** Start Data **

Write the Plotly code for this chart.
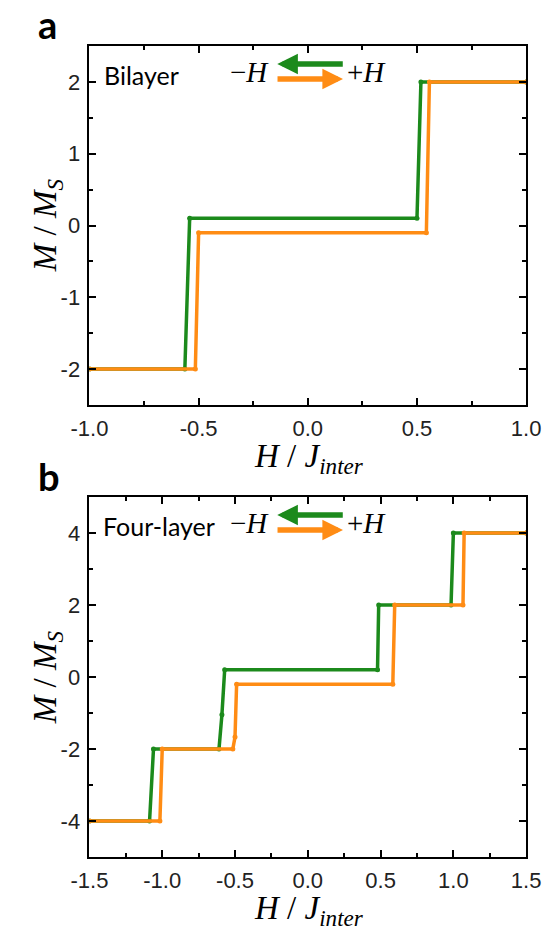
import plotly.graph_objects as go

# ---------------- data ----------------
# Bilayer: field sweep down (-H, green) and up (+H, orange), corner points of the loop
bi_down_h = [1.0, 0.518, 0.50, -0.541, -0.563, -1.0]
bi_down_m = [2.0, 2.0, 0.1, 0.1, -2.0, -2.0]
bi_up_h = [-1.0, -0.515, -0.50, 0.543, 0.557, 1.0]
bi_up_m = [-2.0, -2.0, -0.1, -0.1, 2.0, 2.0]

# Four-layer: same sweeps
four_down_h = [1.5, 1.0, 0.984, 0.487, 0.479, -0.571, -0.59, -0.61, -1.06, -1.087, -1.5]
four_down_m = [4.0, 4.0, 2.0, 2.0, 0.2, 0.2, -1.05, -2.0, -2.0, -4.0, -4.0]
four_up_h = [-1.5, -1.016, -1.0, -0.515, -0.50, -0.489, 0.584, 0.597, 1.066, 1.074, 1.5]
four_up_m = [-4.0, -4.0, -2.0, -2.0, -1.67, -0.2, -0.2, 2.0, 2.0, 4.0, 4.0]

# axis ticks
bi_xticks = [-1.0, -0.5, 0.0, 0.5, 1.0]
bi_xlabels = ["-1.0", "-0.5", "0.0", "0.5", "1.0"]
bi_yticks = [-2, -1, 0, 1, 2]
bi_ylabels = ["-2", "-1", "0", "1", "2"]
four_xticks = [-1.5, -1.0, -0.5, 0.0, 0.5, 1.0, 1.5]
four_xlabels = ["-1.5", "-1.0", "-0.5", "0.0", "0.5", "1.0", "1.5"]
four_yticks = [-4, -2, 0, 2, 4]
four_ylabels = ["-4", "-2", "0", "2", "4"]

GREEN = "#1c8a1c"
ORANGE = "#ff8c14"
W, H = 559, 932


def px(x):
    return x / W


def py(y):
    return 1 - y / H


fig = go.Figure()


def add_branch(h, m, color, xa, ya):
    fig.add_trace(go.Scatter(
        x=h, y=m, mode="lines+markers", xaxis=xa, yaxis=ya,
        line=dict(color=color, width=3.5),
        marker=dict(color=color, size=5),
        showlegend=False, hoverinfo="skip",
    ))


add_branch(bi_down_h, bi_down_m, GREEN, "x", "y")
add_branch(bi_up_h, bi_up_m, ORANGE, "x", "y")
add_branch(four_down_h, four_down_m, GREEN, "x2", "y2")
add_branch(four_up_h, four_up_m, ORANGE, "x2", "y2")

tick_font = dict(family="Liberation Sans, Arial, sans-serif", size=22, color="#222")


def axis(domain, rng, vals, labels, minor_step, anchor):
    return dict(
        domain=domain, range=rng, anchor=anchor,
        tickvals=vals, ticktext=labels,
        ticks="inside", ticklen=7, tickwidth=1.5, tickcolor="black",
        minor=dict(ticks="inside", ticklen=4, tickwidth=1.5, dtick=minor_step,
                   tickcolor="black", showgrid=False),
        showline=True, linewidth=1.8, linecolor="black", mirror="ticks",
        showgrid=False, zeroline=False, tickfont=tick_font, ticklabelstandoff=3,
    )


xdom = [px(75), px(540)]
fig.update_layout(
    width=W, height=H,
    margin=dict(l=0, r=0, t=0, b=0),
    paper_bgcolor="white", plot_bgcolor="white",
    xaxis=axis(xdom, [-1.0, 1.0], bi_xticks, bi_xlabels, 0.25, "y"),
    yaxis=axis([py(405), py(46)], [-2.5, 2.5], bi_yticks, bi_ylabels, 0.5, "x"),
    xaxis2=axis(xdom, [-1.5, 1.5], four_xticks, four_xlabels, 0.25, "y2"),
    yaxis2=axis([py(857), py(497)], [-5, 5], four_yticks, four_ylabels, 1, "x2"),
)

serif = dict(family="Liberation Serif, Times New Roman, serif", size=33, color="black")
sans_text = dict(family="Lato, Open Sans, sans-serif", size=25, color="black")
ann = []

# panel letters
for letter, y in (("a", 24), ("b", 476)):
    ann.append(dict(text=f"<b>{letter}</b>", x=px(18), y=py(y), xref="paper", yref="paper",
                    xanchor="left", yanchor="middle", showarrow=False,
                    font=dict(family="Lato, Open Sans, sans-serif", size=38, color="black")))

# axis titles
m_title = "<i>M</i> / <i>M<sub>S</sub></i>"
h_title = "<i>H</i> / <i>J<sub>inter</sub></i>"
for yc in (225, 677):
    ann.append(dict(text=m_title, x=px(30), y=py(yc),
                    xref="paper", yref="paper", xanchor="center", yanchor="middle",
                    textangle=-90, showarrow=False, font=serif))
for ytop in (436, 888):
    ann.append(dict(text=h_title, x=px(309), y=py(ytop),
                    xref="paper", yref="paper", xanchor="center", yanchor="top",
                    showarrow=False, font=serif))

# sample labels and sweep-direction keys
key_font = dict(serif, size=29)
for name, name_x, base in (("Bilayer", 88, 0), ("Four-layer", 87, 451)):
    ann.append(dict(text=name, x=px(name_x), y=py(75 + base), xref="paper", yref="paper",
                    xanchor="left", yanchor="middle", showarrow=False, font=sans_text))
    ann.append(dict(text="\u2212<i>H</i>", x=px(245), y=py(72 + base),
                    xref="paper", yref="paper", xanchor="center", yanchor="middle",
                    showarrow=False, font=key_font))
    ann.append(dict(text="+<i>H</i>", x=px(370), y=py(72 + base),
                    xref="paper", yref="paper", xanchor="center", yanchor="middle",
                    showarrow=False, font=key_font))
    # green arrow pointing left
    ann.append(dict(text="", x=px(275), y=py(64 + base), xref="paper", yref="paper",
                    ax=67, ay=0, showarrow=True, arrowhead=2, arrowsize=0.75,
                    arrowwidth=5.5, arrowcolor=GREEN))
    # orange arrow pointing right
    ann.append(dict(text="", x=px(345), y=py(79 + base), xref="paper", yref="paper",
                    ax=-67, ay=0, showarrow=True, arrowhead=2, arrowsize=0.75,
                    arrowwidth=5.5, arrowcolor=ORANGE))

fig.update_layout(annotations=ann)
fig.write_html("out.html")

** End Data **

• _Your task_: Write out again, exactly, the lines from the start of the listing up to the line containing "2.0, 4.0, 4.0]", with both ends and without pictures.

• _Exercise output_:
Write the Plotly code for this chart.
import plotly.graph_objects as go

# ---------------- data ----------------
# Bilayer: field sweep down (-H, green) and up (+H, orange), corner points of the loop
bi_down_h = [1.0, 0.518, 0.50, -0.541, -0.563, -1.0]
bi_down_m = [2.0, 2.0, 0.1, 0.1, -2.0, -2.0]
bi_up_h = [-1.0, -0.515, -0.50, 0.543, 0.557, 1.0]
bi_up_m = [-2.0, -2.0, -0.1, -0.1, 2.0, 2.0]

# Four-layer: same sweeps
four_down_h = [1.5, 1.0, 0.984, 0.487, 0.479, -0.571, -0.59, -0.61, -1.06, -1.087, -1.5]
four_down_m = [4.0, 4.0, 2.0, 2.0, 0.2, 0.2, -1.05, -2.0, -2.0, -4.0, -4.0]
four_up_h = [-1.5, -1.016, -1.0, -0.515, -0.50, -0.489, 0.584, 0.597, 1.066, 1.074, 1.5]
four_up_m = [-4.0, -4.0, -2.0, -2.0, -1.67, -0.2, -0.2, 2.0, 2.0, 4.0, 4.0]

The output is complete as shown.